For report format. It’s written in HTML format and categorized by projects. Collect information from all projects into one report, and sent it through email or directly to log. And in each project, will provide information about project name, quote status, backup succeeded list, and backup failed list. And follow by second project and so on.

Staffeln-API

Staffeln API service allows defined cinder policy check and make sure all Cinder volume backups are deleted only when that backup is not marked by Staffeln. Once staffeln API service is up. You can define similar policy as following to /etc/cinder/policy.yaml:

"backup:delete" : "rule:admin_api or (project_id:%(project_id)s and
http://Staffeln-api-url:8808/v1/backup?backup_id=%(id)s)"

And when backup does not exist in Staffeln, that API will return TRUE and make the policy allows the backup to delete, if thr API returns False, then only a admin is allowed to delete.

Settings

Users can configure the settings to control the backup process. Most of functions are controlled through configurations. You will be able to find all configurations under staffeln/conf/*

And defined them in /etc/staffeln/staffeln.conf before restart staffeln-conductor service.

User Interface

Users can get the list of backup volumes on the Horizon cinder-backup panel. This panel has filtering and pagination functions which are not default ones of Horizon. Users cannot delete the volumes on the UI if “Delete Volume Backup” button is disabled on the cinder-backup panel from horizon.

Service dependencies

  • openstacksdk that can reach to Cinder, Nova, and Keystone

    Staffeln heavily depends on Cinder backup. So need to make sure that Cinder Backup service is stable. On the other hand, as backup create or delete request amount might goes high when Staffeln processed with large amount of volume backup. It’s possible API request is not well processed or the request order is mixed. For delete backup, Staffeln might not be able to delete a backup right away if any process failed (like full backup delete request sent to Cinder, but it’s depends incremental backup delete request still not), but will keep that backup resource in Staffeln, and try to delete it again in later periodic job. Avoid unnecessary frequent of backup/retention interval will help to maintain the overall performance of Cinder.

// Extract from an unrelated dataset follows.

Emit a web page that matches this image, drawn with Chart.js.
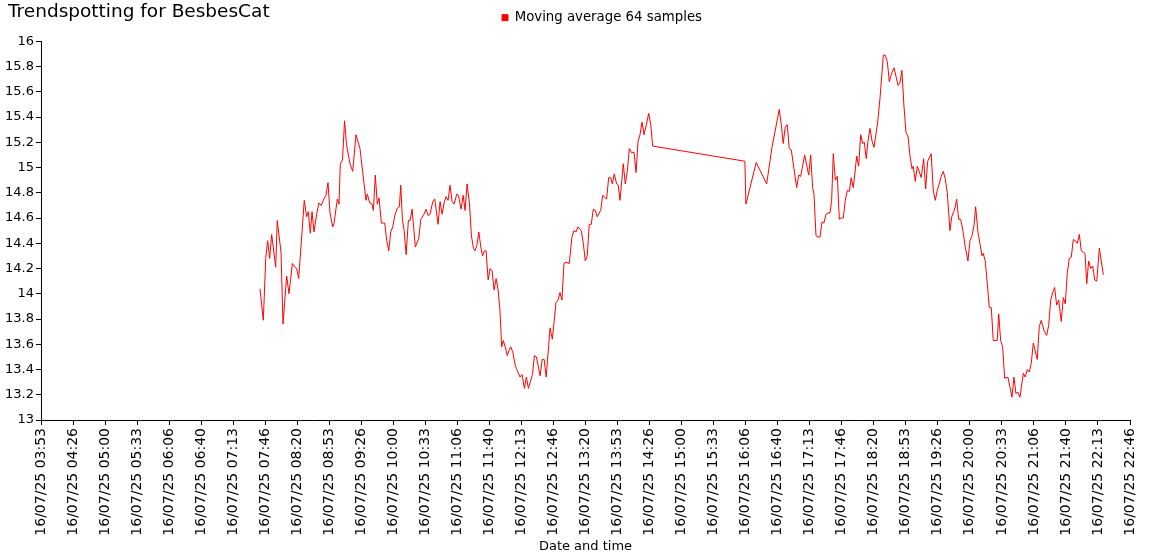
<!DOCTYPE html>
<html>
<head>
<meta charset="utf-8">
<title>Trendspotting for BesbesCat</title>
<script src="https://cdn.jsdelivr.net/npm/chart.js@4.4.1/dist/chart.umd.min.js"></script>
<style>
  html, body { margin: 0; padding: 0; background: #fff; }
  #wrap { position: relative; width: 1150px; height: 560px; }
  #title { position: absolute; left: 8px; top: 0; font: 18.5px "DejaVu Sans", Verdana, sans-serif; color: #000; white-space: nowrap; }
  canvas { display: block; }
</style>
</head>
<body>
<div id="wrap">
  <canvas id="chart" width="1150" height="560"></canvas>
  <div id="title">Trendspotting for BesbesCat</div>
</div>
<script>
// ── data ─────────────────────────────────────────────────────────────────
const seriesLabel = 'Moving average 64 samples';
const xTitle = 'Date and time';

// sample times, minutes after midnight on 16/07/25
const times = [
  460.8, 464.3, 466.8, 468.8, 470.9, 473.0, 477.2, 478.8, 482.7, 484.8,
  488.6, 491.0, 494.5, 497.3, 499.0, 501.1, 506.9, 509.4, 511.1, 513.2,
  515.0, 517.0, 519.8, 522.2, 524.6, 526.7, 529.5, 531.6, 533.7, 536.5,
  537.9, 541.3, 543.1, 544.4, 546.7, 548.8, 550.9, 554.5, 557.3, 560.7,
  564.9, 571.1, 572.5, 575.0, 577.4, 578.8, 580.8, 582.9, 584.7, 587.1,
  590.6, 592.7, 594.8, 596.9, 599.0, 601.4, 603.8, 605.9, 607.3, 609.0,
  610.8, 612.9, 615.2, 617.0, 619.1, 622.5, 626.1, 628.1, 630.8, 633.7,
  635.7, 637.8, 640.6, 642.7, 646.1, 648.2, 650.3, 652.4, 654.4, 656.5,
  658.6, 660.7, 662.8, 665.6, 667.3, 670.1, 672.2, 674.2, 676.3, 678.7,
  680.8, 682.9, 684.6, 686.4, 688.5, 690.6, 692.3, 694.3, 696.1, 698.2,
  700.3, 702.4, 704.4, 706.5, 708.6, 710.5, 712.3, 713.9, 716.0, 718.1,
  719.9, 721.7, 723.8, 726.5, 728.6, 731.4, 733.5, 735.9, 738.0, 740.1,
  744.3, 746.4, 748.4, 752.3, 754.4, 756.5, 758.6, 762.6, 765.0, 768.8,
  770.9, 772.9, 775.0, 777.1, 779.2, 782.6, 785.4, 787.5, 789.6, 791.7,
  795.1, 797.2, 799.3, 801.3, 803.4, 805.5, 807.6, 809.7, 811.7, 815.3,
  817.4, 821.5, 823.6, 825.7, 827.4, 829.4, 831.9, 833.6, 835.4, 838.8,
  840.9, 843.0, 845.1, 847.2, 850.0, 852.1, 854.2, 856.2, 858.3, 860.4,
  862.5, 865.3, 867.4, 869.4,
  965.3, 966.4, 977.1, 988.0, 993.5, 1001.1,
  1003.2, 1005.2, 1007.3, 1009.4, 1011.5, 1013.6, 1019.2, 1021.3, 1023.4, 1027.5,
  1031.7, 1033.8, 1035.8, 1037.2, 1039.3, 1041.4, 1043.5, 1045.6, 1047.6, 1049.7,
  1051.8, 1053.9, 1055.6, 1057.3, 1059.4, 1061.5, 1063.6, 1065.6, 1067.7, 1069.8,
  1071.9, 1074.0, 1076.0, 1078.1, 1081.7, 1083.7, 1085.8, 1087.9, 1089.6, 1091.6,
  1093.4, 1095.5, 1097.6, 1099.7, 1103.5, 1105.9, 1109.4, 1111.4, 1113.5, 1115.6,
  1117.7, 1120.5, 1124.7, 1126.7, 1128.7, 1130.8, 1132.9, 1135.0, 1137.1, 1139.2,
  1140.5, 1142.6, 1144.7, 1147.5, 1148.8, 1151.3, 1153.4, 1155.5, 1159.2, 1161.3,
  1163.4, 1165.5, 1167.5, 1169.6, 1171.7, 1173.8, 1175.9, 1178.7, 1180.5, 1182.5,
  1183.9, 1185.7, 1187.7, 1189.8, 1191.9, 1194.6, 1197.4, 1199.5, 1201.6, 1203.7,
  1205.4, 1207.8, 1209.9, 1212.0, 1213.3, 1215.4, 1217.5, 1219.6, 1221.7, 1223.7,
  1227.9, 1229.4, 1231.4, 1233.5, 1235.6, 1239.0, 1241.1, 1243.2, 1245.3, 1247.3,
  1249.4, 1251.5, 1255.0, 1257.0, 1259.1, 1261.2, 1263.3, 1265.4, 1269.5, 1271.6,
  1273.7, 1276.5, 1279.3, 1281.4, 1283.5, 1285.6, 1287.6, 1289.7, 1291.8, 1294.5,
  1296.6, 1298.7, 1300.7, 1302.8, 1304.9, 1307.0, 1309.1, 1311.2, 1313.3, 1315.3,
  1317.4, 1319.2, 1321.0, 1323.0, 1325.1, 1327.2, 1329.3, 1331.4, 1334.1, 1338.3,
];

const values = [
  14.04, 13.79, 14.28, 14.42, 14.28, 14.47, 14.21, 14.58, 14.33, 13.76,
  14.14, 14.00, 14.24, 14.21, 14.20, 14.12, 14.74, 14.61, 14.65, 14.48,
  14.65, 14.49, 14.63, 14.72, 14.70, 14.74, 14.78, 14.88, 14.64, 14.53,
  14.56, 14.75, 14.71, 15.03, 15.06, 15.37, 15.18, 15.03, 14.97, 15.26,
  15.15, 14.74, 14.79, 14.72, 14.71, 14.66, 14.94, 14.71, 14.76, 14.56,
  14.56, 14.42, 14.34, 14.49, 14.53, 14.63, 14.68, 14.69, 14.86, 14.59,
  14.50, 14.31, 14.58, 14.58, 14.67, 14.37, 14.44, 14.59, 14.62, 14.67,
  14.62, 14.63, 14.73, 14.75, 14.55, 14.73, 14.63, 14.72, 14.77, 14.74,
  14.86, 14.73, 14.71, 14.79, 14.78, 14.67, 14.78, 14.66, 14.87, 14.72,
  14.46, 14.36, 14.34, 14.38, 14.49, 14.37, 14.30, 14.34, 14.34, 14.11,
  14.20, 14.18, 14.03, 14.12, 14.03, 13.87, 13.58, 13.63, 13.58, 13.51,
  13.55, 13.58, 13.54, 13.43, 13.39, 13.34, 13.36, 13.25, 13.34, 13.25,
  13.36, 13.51, 13.50, 13.35, 13.48, 13.48, 13.34, 13.73, 13.64, 13.93,
  13.95, 14.01, 13.95, 14.24, 14.25, 14.24, 14.45, 14.50, 14.49, 14.53,
  14.50, 14.40, 14.26, 14.30, 14.55, 14.55, 14.67, 14.66, 14.61, 14.66,
  14.78, 14.75, 14.92, 14.92, 14.87, 14.95, 14.87, 14.86, 14.74, 15.03,
  14.87, 14.97, 15.15, 15.12, 15.12, 14.96, 15.21, 15.26, 15.36, 15.26,
  15.33, 15.43, 15.34, 15.17,
  15.05, 14.71, 15.04, 14.87, 15.16, 15.46,
  15.34, 15.19, 15.32, 15.34, 15.15, 15.14, 14.84, 14.94, 14.93, 15.10,
  14.94, 15.10, 14.84, 14.79, 14.46, 14.45, 14.45, 14.57, 14.56, 14.63,
  14.64, 14.64, 14.74, 15.11, 14.90, 14.93, 14.59, 14.60, 14.60, 14.74,
  14.82, 14.81, 14.92, 14.84, 15.09, 15.01, 15.26, 15.19, 15.20, 15.07,
  15.21, 15.31, 15.21, 15.16, 15.36, 15.55, 15.89, 15.89, 15.84, 15.68,
  15.74, 15.79, 15.65, 15.67, 15.77, 15.49, 15.28, 15.25, 15.09, 14.99,
  15.01, 14.89, 15.01, 14.95, 14.92, 15.07, 14.83, 15.05, 15.11, 14.82,
  14.74, 14.82, 14.87, 14.93, 14.97, 14.91, 14.80, 14.50, 14.61, 14.65,
  14.68, 14.75, 14.59, 14.59, 14.51, 14.37, 14.26, 14.42, 14.46, 14.54,
  14.69, 14.49, 14.40, 14.30, 14.32, 14.26, 14.08, 13.89, 13.89, 13.63,
  13.63, 13.84, 13.63, 13.58, 13.33, 13.34, 13.26, 13.18, 13.34, 13.21,
  13.22, 13.18, 13.37, 13.34, 13.40, 13.38, 13.45, 13.61, 13.48, 13.74,
  13.79, 13.71, 13.67, 13.75, 13.95, 14.01, 14.05, 13.91, 13.95, 13.78,
  13.97, 13.92, 14.16, 14.28, 14.29, 14.43, 14.42, 14.40, 14.47, 14.34,
  14.33, 14.32, 14.08, 14.26, 14.20, 14.22, 14.11, 14.10, 14.36, 14.15,
];

const xTickLabels = [
  '16/07/25 03:53', '16/07/25 04:26', '16/07/25 05:00', '16/07/25 05:33',
  '16/07/25 06:06', '16/07/25 06:40', '16/07/25 07:13', '16/07/25 07:46',
  '16/07/25 08:20', '16/07/25 08:53', '16/07/25 09:26', '16/07/25 10:00',
  '16/07/25 10:33', '16/07/25 11:06', '16/07/25 11:40', '16/07/25 12:13',
  '16/07/25 12:46', '16/07/25 13:20', '16/07/25 13:53', '16/07/25 14:26',
  '16/07/25 15:00', '16/07/25 15:33', '16/07/25 16:06', '16/07/25 16:40',
  '16/07/25 17:13', '16/07/25 17:46', '16/07/25 18:20', '16/07/25 18:53',
  '16/07/25 19:26', '16/07/25 20:00', '16/07/25 20:33', '16/07/25 21:06',
  '16/07/25 21:40', '16/07/25 22:13', '16/07/25 22:46',
];

const yMin = 13, yMax = 16, yStep = 0.2;

// ── helpers ──────────────────────────────────────────────────────────────
function labelMinutes(label) {
  const [h, m] = label.split(' ')[1].split(':').map(Number);
  return h * 60 + m;
}

const xMin = labelMinutes(xTickLabels[0]);
const xMax = labelMinutes(xTickLabels[xTickLabels.length - 1]);
const xStep = (xMax - xMin) / (xTickLabels.length - 1);
const points = times.map((t, i) => ({ x: t, y: values[i] }));

const FAMILY = '"DejaVu Sans", Verdana, sans-serif';
const FONT = { family: FAMILY, size: 13 };
const BLACK = '#000';
const RED = '#ff0000';

// the legend sits off-centre and close to the title line in the original
const legendShift = {
  id: 'legendShift',
  afterLayout(chart) {
    const lg = chart.legend;
    lg.left += 37;
    lg.right += 37;
    lg.top -= 7;
    lg.bottom -= 7;
  },
};

// ── chart ────────────────────────────────────────────────────────────────
const ctx = document.getElementById('chart').getContext('2d');
new Chart(ctx, {
  type: 'line',
  data: {
    datasets: [{
      label: seriesLabel,
      data: points,
      borderColor: RED,
      backgroundColor: RED,
      borderWidth: 1,
      borderJoinStyle: 'round',
      pointRadius: 0,
      tension: 0,
      fill: false,
    }],
  },
  options: {
    responsive: false,
    animation: false,
    layout: { padding: { top: 10, right: 20, left: 0, bottom: 0 } },
    plugins: {
      legend: {
        position: 'top',
        labels: { boxWidth: 6, boxHeight: 6, color: BLACK, font: { family: FAMILY, size: 13.3 }, padding: 8 },
      },
      tooltip: { enabled: false },
    },
    scales: {
      x: {
        type: 'linear',
        min: xMin,
        max: xMax,
        afterBuildTicks: axis => {
          axis.ticks = xTickLabels.map((_, i) => ({ value: xMin + i * xStep }));
        },
        afterFit: axis => { axis.height = 140; },
        ticks: {
          color: BLACK,
          font: { family: FAMILY, size: 14 },
          autoSkip: false,
          minRotation: 90,
          maxRotation: 90,
          padding: 3,
          callback: (v, i) => xTickLabels[i],
        },
        grid: { drawOnChartArea: false, color: BLACK, tickLength: 5 },
        border: { color: BLACK },
        title: { display: true, text: xTitle, color: BLACK, font: FONT, padding: { top: 2, bottom: 6 } },
      },
      y: {
        min: yMin,
        max: yMax,
        afterFit: axis => { axis.width = 41; },
        ticks: {
          stepSize: yStep,
          color: BLACK,
          font: FONT,
          padding: 2,
          callback: v => String(Math.round(v * 10) / 10),
        },
        grid: { drawOnChartArea: false, color: BLACK, tickLength: 5 },
        border: { color: BLACK },
      },
    },
  },
  plugins: [legendShift],
});
</script>
</body>
</html>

    Make sure the metadata key that config through backup_metadata_key and retention_metadata_key are not conflict to any other services/ user who using Nova metadata.

  • kubernetes lease (default lock backend)

    Staffeln depends on kubernetes lease that allow multiple services cowork together.

Authentication dependencies

Staffeln by default uses regular openstack authentication methods. File /etc/staffeln/openrc is usually the authentication file. Staffeln heavily depends on authentication. Make sure the authentication method you provide contains the following authorization in OpenStack:

  • token authentication get user ID set authentication project get project list
  • get server list get volume get backup create backup create barbican secret
  • (this might required for backup create) delete backup delete barbican secret
  • (this might required for backup delete) get backup quota get volume quota get
  • user get role assignments

Notice all authorization required by above operation in OpenStack services might need to be also granted to login user. It’s possible to switch authentication when restarting Staffeln service, but which work might lead to unstoppable backup failure (with unauthorized warning) that will not block services to run. You can resolve the warning by manually deleting the backup.

Note: Don’t use different authorizations for multiple Staffeln services across nodes. That will be chances lead to unexpected behavior like all other OpenStack services. For example, Staffeln on one node is done with backup schedule plan and Staffeln on another node picks it up and proceeds with it. That might follow with Create failed from Cinder and lead to warning log pop-up with no action achieved.

Commands

List of available commands: staffeln-conductor: trigger major Staffeln backup service. staffeln-api: trigger Staffeln API service staffeln-db-manage create_schema staffeln-db-manage upgrade head

Simple verify

After Staffeln well installed. First thing is to check Staffeln service logs to see it’s well running.

First we need is something to backup on: In test scenario we will use cirros or any smaller image to observe behavor Prepare your test OpenStack environment with following steps:

Make sure cinder backup service is running Make sure your openrc under /etc/staffeln/staffeln.conf provide required authorization shows in Authentication section. Run

openstack volume create --size 1 --image {IMAGE_ID} test-volume
openstack server create --flavor {FLAVOR_ID} --volume {VOLUME_ID} \
--property __staffeln_backup=true --property __staffeln_retention=20min \
--network {NETWROK_ID} staffeln-test
openstack volume create --size 1 --image {IMAGE_ID} test-volume-no-retention
openstack server create --flavor {FLAVOR_ID} --volume {VOLUME_ID} \
--property __staffeln_backup=true --network {NETWROK_ID} staffeln-test-no-retention

Now you can watch the result with watch openstack volume backup list to check and observe how backup going.

Staffeln majorly depends on how it’s configuration and authentication provides. When testing, make sure reference configurations list above in each section. And it required a service restart to make the configuration/authentication change works. If using systemd, you can use this example: systemctl restart staffeln-conductor staffeln-api

And awared that if you have multiple nodes that running Staffeln on, the backup or retention check might goes a bit randomly some time, because it’s totally depends on how the periodic period config in each node, and also depends on how long the node been process previous cron job.

The email report testing is heavily depends on how your email system works. Staffeln might behave differently or even raise error if your system didn’t support it’s current process. The email part can directly tests against gmail if you like. You can use application password for allow python sent email with google’s smtp. To directly test email sending process. You can directly import email from Staffeln and use it as directly testing method.

To verify the setting for staffeln-api. you can directly using API calls to check if backup check is properly running through curl -X POST Staffeln-api-url:8808/v1/backup?backup_id=BACKUP_ID or wget --method=POST Staffeln-api-url:8808/v1/backup?backup_id=BACKUP_ID.

It should return TRUE when BACKUP_ID is not exist in Staffeln, else FALSE.